Cosa fare degli europei che si sono uniti all'Isis
Anche se, fisicamente, il califfato non c’è più, molti superstiti tra i combattenti e le loro famiglie costituiscono ancora una minaccia per la sicurezza. Respingerli, accoglierli o neutralizzarli?
“Anche se, fisicamente, il califfato dello Stato islamico non c’è più, molti superstiti tra i combattenti dell’Isis e le loro famiglie – arrivate da tutto il mondo – costituiscono ancora una minaccia per la sicurezza”. Così esordisce, sul Wall Street Journal, un editoriale firmato dalla redazione. “Eppure i paesi dell’Europa occidentale si stanno in gran parte rifiutando di rimpatriare i propri cittadini, affinché possano essere processati o riabilitati in patria. Sono circa quarantamila i combattenti che si sono uniti all’Isis, più o meno cinquemila vengono dall’Europa. Molti hanno portato con sé le proprie famiglie, mentre altri si sono sposati e hanno avuto figli dentro al califfato. Le Forze democratiche siriane (Fds), in seguito alle vittorie sul campo, hanno imprigionato migliaia di veterani dell’Isis. Oggi le Fds hanno in custodia circa duemila militanti stranieri provenienti da oltre cinquanta paesi, e continuano ad aumentare. Migliaia delle loro mogli e bambini – inclusi cittadini europei – vivono nel campo di al-Hol nel nordest della Siria. Le Fds hanno fatto il possibile con risorse limitate ma le temperature estive stanno aumentando, per cui sorge il dubbio che i rifugiati e i prigionieri cominceranno a morire per il caldo del deserto siriano.
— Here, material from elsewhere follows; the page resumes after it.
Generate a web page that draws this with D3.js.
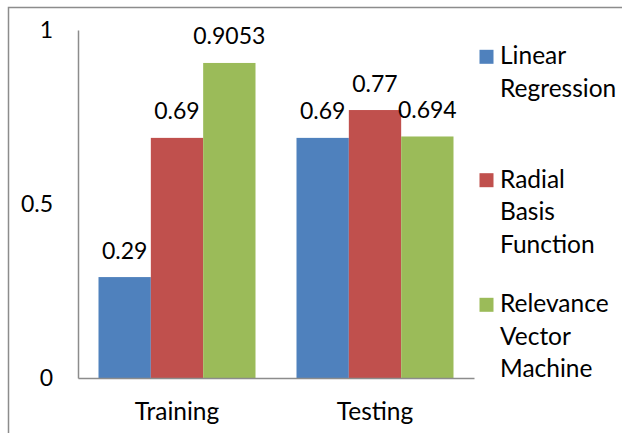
<!DOCTYPE html>
<html>
<head>
<meta charset="utf-8">
<script src="https://cdn.jsdelivr.net/npm/d3@7"></script>
<style>
  html, body { margin: 0; padding: 0; background: #fff; }
  svg { display: block; }
  text { font-family: Lato, "Open Sans", sans-serif; fill: #000; }
</style>
</head>
<body>
<svg id="chart" width="622" height="433"></svg>
<script>
// Model accuracy for the training and testing sets
const categories = ["Training", "Testing"];
const seriesNames = ["Linear Regression", "Radial Basis Function", "Relevance Vector Machine"];
const linearRegression = [0.29, 0.69];
const radialBasisFunction = [0.69, 0.77];
const relevanceVectorMachine = [0.9053, 0.694];
const valueLabels = [["0.29", "0.69"], ["0.69", "0.77"], ["0.9053", "0.694"]];
const yTicks = [0, 0.5, 1];
const legendLines = [["Linear", "Regression"], ["Radial", "Basis", "Function"], ["Relevance", "Vector", "Machine"]];
const colors = ["#4F81BD", "#C0504D", "#9BBB59"];

const seriesValues = [linearRegression, radialBasisFunction, relevanceVectorMachine];

const svg = d3.select("#chart");
const numSize = 23;   // numeric labels
const wordSize = 24.5; // category and legend words

// outer chart frame
svg.append("rect")
  .attr("x", 8.5).attr("y", 7.5)
  .attr("width", 700).attr("height", 500)
  .attr("fill", "none").attr("stroke", "#8c8c8c").attr("stroke-width", 1.5);

const plot = { left: 78, right: 474, top: 30, bottom: 378 };

const x = d3.scaleBand().domain(categories).range([plot.left, plot.right]).padding(0);
const xInner = d3.scaleBand().domain(d3.range(seriesNames.length))
  .range([20.5, x.bandwidth() - 20.5]).padding(0);
const y = d3.scaleLinear().domain([0, 1]).range([plot.bottom, plot.top]);

// bars
const groups = svg.append("g").selectAll("g")
  .data(categories)
  .join("g")
  .attr("transform", d => `translate(${x(d)},0)`);

groups.each(function (cat, ci) {
  const g = d3.select(this);
  seriesValues.forEach((vals, si) => {
    g.append("rect")
      .attr("x", xInner(si))
      .attr("y", y(vals[ci]))
      .attr("width", xInner.bandwidth())
      .attr("height", y(0) - y(vals[ci]))
      .attr("fill", colors[si]);
    g.append("text")
      .attr("x", xInner(si) + xInner.bandwidth() / 2)
      .attr("y", y(vals[ci]) - 18.5)
      .attr("text-anchor", "middle")
      .attr("font-size", numSize)
      .text(valueLabels[si][ci]);
  });
});

// y axis: line only, labels to the left
const yAxis = d3.axisLeft(y).tickValues(yTicks).tickSize(0).tickPadding(25)
  .tickFormat(d3.format("~g"));
const yg = svg.append("g").attr("transform", `translate(${plot.left},0)`).call(yAxis);
yg.select(".domain").attr("stroke", "#8c8c8c").attr("stroke-width", 1.5);
yg.selectAll("text").attr("font-size", numSize).attr("font-family", "Lato, 'Open Sans', sans-serif").attr("fill", "#000");

// x axis: baseline and category labels
const xAxis = d3.axisBottom(x).tickSize(0).tickPadding(25);
const xg = svg.append("g").attr("transform", `translate(0,${plot.bottom})`).call(xAxis);
xg.select(".domain").attr("stroke", "#8c8c8c").attr("stroke-width", 1.5);
xg.selectAll("text").attr("font-size", wordSize).attr("font-family", "Lato, 'Open Sans', sans-serif").attr("fill", "#000");

// legend
const legendTop = [64.3, 187.7, 312.3];
const lineStep = 32.5;
const legend = svg.append("g");
legendLines.forEach((lines, i) => {
  legend.append("rect")
    .attr("x", 479.5).attr("y", legendTop[i] - 14.5)
    .attr("width", 14).attr("height", 14)
    .attr("fill", colors[i]);
  lines.forEach((t, j) => {
    legend.append("text")
      .attr("x", 500)
      .attr("y", legendTop[i] + j * lineStep)
      .attr("font-size", wordSize)
      .text(t);
  });
});
</script>
</body>
</html>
La più umana e sicura delle soluzioni è riportare a casa quanti più combattenti Isis possibile, famiglie annesse. Circa trecento americani si sono uniti al gruppo terroristico, e molti sono morti sul campo di battaglia oppure sono scomparsi. La politica di Washington è di rintracciare gli americani in Siria e, quando possibile, processarli. Gli Stati Uniti hanno rimpatriato otto cittadini – combattenti adulti uomini come bambini – e stanno lavorando per rimpatriarne altri sei. Alcuni paesi stanno facendo i rimpatri in silenzio, a causa di considerazioni politiche domestiche, ma in gran parte comprendono che tra le opzioni possibili, questa è la meno peggio. Eppure l’Europa occidentale si rifiuta di riprendersi i propri combattenti e gli ufficiali di paesi come la Germania e la Svezia spingono per istituire un tribunale internazionale per processarli. (…) A nessun leader politico piace riportare terroristi nel proprio paese, ma l’alternativa è rischiare che scappino o che siano lasciati liberi”, conclude il Wall Street Journal. “Meglio conoscere e controllare la minaccia oggi che ricevere una brutta sorpresa tra un anno o un decennio”.